The illegal outflows also account for most of India's parallel economy. “The total value of (such) illicit assets held abroad represents about 72 per cent of the size of India's underground economy which has been estimated at 50 per cent of India's GDP (or about $640 billion at end-2008) by several researchers. This implies that only about 28 per cent of illicit assets of India's underground economy are held domestically.” It also strengthens arguments that “the desire to amass wealth without attracting government attention is one of the primary motivations behind the cross-border transfer of illicit capital.”
The GFI study makes two vital points amongst others that will surely stoke ongoing debates in the country. One: the drain bloated massively in the era of economic liberalisation and reforms starting with 1991. Two: “High net-worth individuals and private companies were found to be the primary drivers of illicit flows out of India's private sector.” Conversely, “India's underground economy is also a significant driver of illicit financial flows.”
As Mr. Baker says: “What is clear is that, during the post-reform period of 1991-2008, deregulation and trade liberalisation have accelerated the outflow of illicit money from the Indian economy. The opportunities for trade mispricing have grown, and expansion of the global shadow financial system accommodates hot money, particularly in island tax havens. Disguised corporations situated in secrecy jurisdictions enable billions of dollars shifting out of India to “round trip,” coming back into short and long-term investments, often with the intention of generating unrecorded transfers again in a self-reinforcing cycle.” Interestingly, the points about high net-worth individuals (HNWIs) and corporates and ‘mispricing' take the debate way beyond the clichéd ‘corrupt politician' explanation.

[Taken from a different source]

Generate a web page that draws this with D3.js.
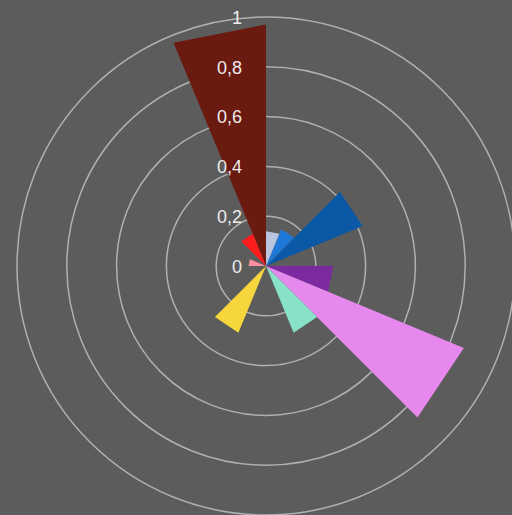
<!DOCTYPE html>
<html>
<head>
<meta charset="utf-8">
<script src="https://cdn.jsdelivr.net/npm/d3@7"></script>
<style>
html,body{margin:0;padding:0;background:#5c5c5c;}
svg{display:block;}
</style>
</head>
<body>
<svg id="chart" width="512" height="515"></svg>
<script>
// 16 radar spokes (22.5° apart), each series fills the triangle between two spokes
const spokes = d3.range(16);
const seriesNames = ["A","B","C","D","E","F","G","H","I","J"];
const startSpoke = [15, 2, 1, 0, 4, 5, 6, 9, 14, 12];
const values = [0.97, 0.42, 0.16, 0.14, 0.27, 0.86, 0.29, 0.29, 0.14, 0.07];
const colors = ["#6a1a0f","#0a58a6","#1f78d8","#b7c6de","#7b2aa0","#e688ee","#88e2c8","#f5d63c","#ff1c1c","#ff8fa0"];
const tickValues = [0, 0.2, 0.4, 0.6, 0.8, 1];

const cx = 266, cy = 266;
const svg = d3.select("#chart");
svg.append("rect").attr("width",512).attr("height",515).attr("fill","#5c5c5c");

const r = d3.scaleLinear().domain([0,1]).range([0,249]);
const angle = d3.scaleLinear().domain([0,16]).range([0, 2*Math.PI]);
const g = svg.append("g").attr("transform",`translate(${cx},${cy})`);

// grid circles
g.selectAll("circle.grid").data(tickValues.filter(d=>d>0)).enter()
  .append("circle").attr("class","grid")
  .attr("r", d=>r(d)).attr("fill","none")
  .attr("stroke","#b0b0b0").attr("stroke-width",1.5);

// wedges
const radial = d3.lineRadial().angle(d=>d[0]).radius(d=>d[1]).curve(d3.curveLinearClosed);
g.selectAll("path.wedge").data(seriesNames).enter()
  .append("path").attr("class","wedge")
  .attr("d",(d,i)=>{
    const a0 = angle(startSpoke[i]), a1 = angle(startSpoke[i]+1);
    return radial([[0,0],[a0,r(values[i])],[a1,r(values[i])]]);
  })
  .attr("fill",(d,i)=>colors[i]);

// tick labels
const fmt = d => d===0 ? "0" : d===1 ? "1" : String(d).replace(".",",");
g.selectAll("text.tick").data(tickValues).enter()
  .append("text").attr("class","tick")
  .attr("x",-24).attr("y",d=>-r(d)+2)
  .attr("text-anchor","end").attr("dominant-baseline","middle")
  .attr("font-family","Liberation Sans, Arial, sans-serif").attr("font-size",18)
  .attr("fill","#ececec")
  .text(fmt);
</script>
</body>
</html>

The report, while stressing these factors, says that given the limitations of available data, it found “scant evidence that imprudent macroeconomic policies drove illicit flows from the country.” It lauds the post 1991-reform era. And praises Prime Minister Manmohan Singh for launching “India's free market reforms that saved the country,” in its view, “from financial ruin and placed it on a path to sustained economic growth.” On the role of macroeconomic policies in the outflows, it says there is yet work to be done, data to be generated.

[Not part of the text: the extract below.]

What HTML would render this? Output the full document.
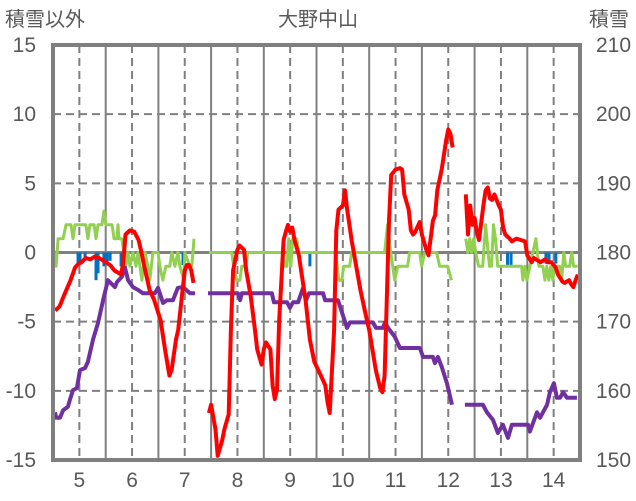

But its own evidence on how the outflows escalated post-1991 is pretty damning. And India's liberalisation itself — in which period the GFI study records the greatest drain — was about a sea change in macroeconomic policies. The study notes a rise in inequality in the reform period. And acknowledges, in its summary, that “A more skewed distribution of income implies that there are many more HNWIs in India now than ever before.” It implies that governance issues, deregulation without new oversight and a complex web of other factors were more to blame.

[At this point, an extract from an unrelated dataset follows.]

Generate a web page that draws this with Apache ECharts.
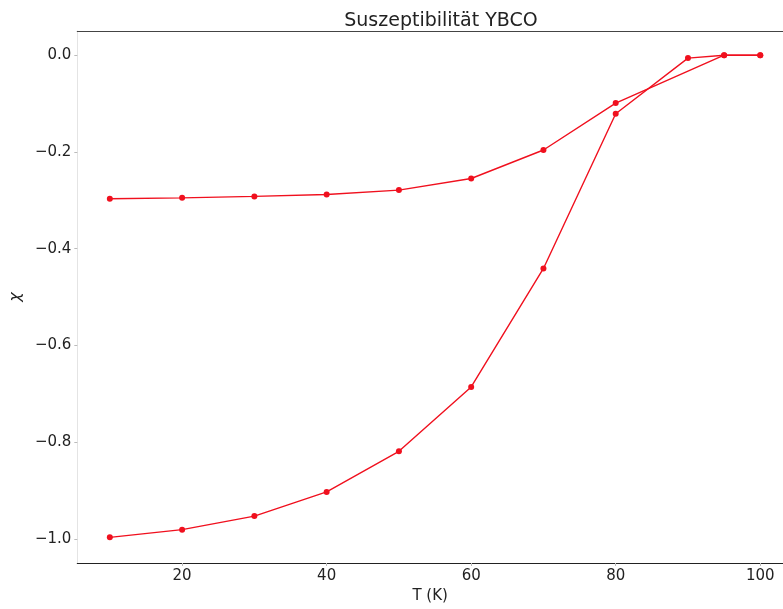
<!DOCTYPE html>
<html>
<head>
<meta charset="utf-8">
<script src="https://cdn.jsdelivr.net/npm/echarts@6/dist/echarts.min.js"></script>
<style>
  html, body { margin: 0; padding: 0; background: #fff; }
  #chart { width: 783px; height: 609px; }
</style>
</head>
<body>
<div id="chart"></div>
<script>
// Temperature (K) and susceptibility readings for the two branches
const tempUpper = [10, 20, 30, 40, 50, 60, 70, 80, 95, 100];
const chiUpper  = [-0.297, -0.295, -0.292, -0.288, -0.279, -0.255, -0.196, -0.099, 0.0, 0.0];

const tempLower = [10, 20, 30, 40, 50, 60, 70, 80, 90, 95, 100];
const chiLower  = [-0.997, -0.981, -0.953, -0.903, -0.819, -0.686, -0.441, -0.121, -0.006, 0.0, 0.0];

// Tick positions
const xTicks = [20, 40, 60, 80, 100];
const yTicks = [-1.0, -0.8, -0.6, -0.4, -0.2, 0.0];

const FONT = 'DejaVu Sans';
const LINE_RED = '#f0101e';

function pairs(xs, ys) { return xs.map((x, i) => [x, ys[i]]); }
function fmtY(v) {
  const s = Math.abs(v).toFixed(1);
  return (v < -1e-9 ? '\u2212' : '') + s;
}

const chart = echarts.init(document.getElementById('chart'), null, { renderer: 'canvas' });

const seriesStyle = {
  type: 'line',
  symbol: 'circle',
  symbolSize: 6,
  showSymbol: true,
  animation: false,
  lineStyle: { color: LINE_RED, width: 1.4 },
  itemStyle: { color: LINE_RED, borderWidth: 0 },
  emphasis: { disabled: true }
};

// the plot area runs past the right edge of the canvas, so the visible
// x range stops a little short of the full axis span
const X_MIN = 5.5, X_MAX = 103.15;

chart.setOption({
  backgroundColor: '#ffffff',
  animation: false,
  title: {
    text: 'Suszeptibilität YBCO',
    left: 436,
    textAlign: 'center',
    top: 7,
    textStyle: { fontFamily: FONT, fontSize: 19, fontWeight: 'normal', color: '#222' }
  },
  grid: { left: 77, top: 31, right: 0, bottom: 40, containLabel: false },
  xAxis: [{
    type: 'value',
    min: X_MIN,
    max: X_MAX,
    name: 'T (K)',
    nameLocation: 'middle',
    nameGap: 26,
    nameTextStyle: { fontFamily: FONT, fontSize: 15, color: '#222' },
    splitLine: { show: false },
    axisLine: { show: true, onZero: false, lineStyle: { color: '#222', width: 1.2 } },
    axisTick: { show: true, customValues: xTicks, length: 3, lineStyle: { color: '#bbb' } },
    axisLabel: { customValues: xTicks, margin: 6, fontFamily: FONT, fontSize: 15, color: '#222' }
  }, {
    type: 'value',
    position: 'top',
    min: X_MIN,
    max: X_MAX,
    splitLine: { show: false },
    axisLine: { show: true, onZero: false, lineStyle: { color: '#444', width: 1.2 } },
    axisTick: { show: false },
    axisLabel: { show: false }
  }],
  yAxis: {
    type: 'value',
    min: -1.05,
    max: 0.05,
    name: 'χ',
    nameLocation: 'middle',
    nameRotate: 90,
    nameGap: 50,
    nameTextStyle: { fontFamily: FONT, fontSize: 16, fontStyle: 'italic', color: '#222' },
    splitLine: { show: false },
    axisLine: { show: true, onZero: false, lineStyle: { color: '#e4e4e4', width: 1 } },
    axisTick: { show: true, customValues: yTicks, length: 3, lineStyle: { color: '#bbb' } },
    axisLabel: { customValues: yTicks, margin: 6, formatter: fmtY, fontFamily: FONT, fontSize: 15, color: '#222' }
  },
  series: [
    Object.assign({ name: 'upper', data: pairs(tempUpper, chiUpper) }, seriesStyle),
    Object.assign({ name: 'lower', data: pairs(tempLower, chiLower) }, seriesStyle)
  ]
});
</script>
</body>
</html>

GFI calls for measures that would require country-by-country reporting of sales, profits and taxes paid by multinational corporations. It recommends India should curb ‘trade mispricing.' Because “transfers of illicit capital through trade mispricing account for 77.6 per cent of total outflows from India over the period 1948-2008.” It advises steps that would require automatic cross-border exchange of tax information on personal and business accounts. And actions that would harmonise vital matters under anti-money laundering laws across nations.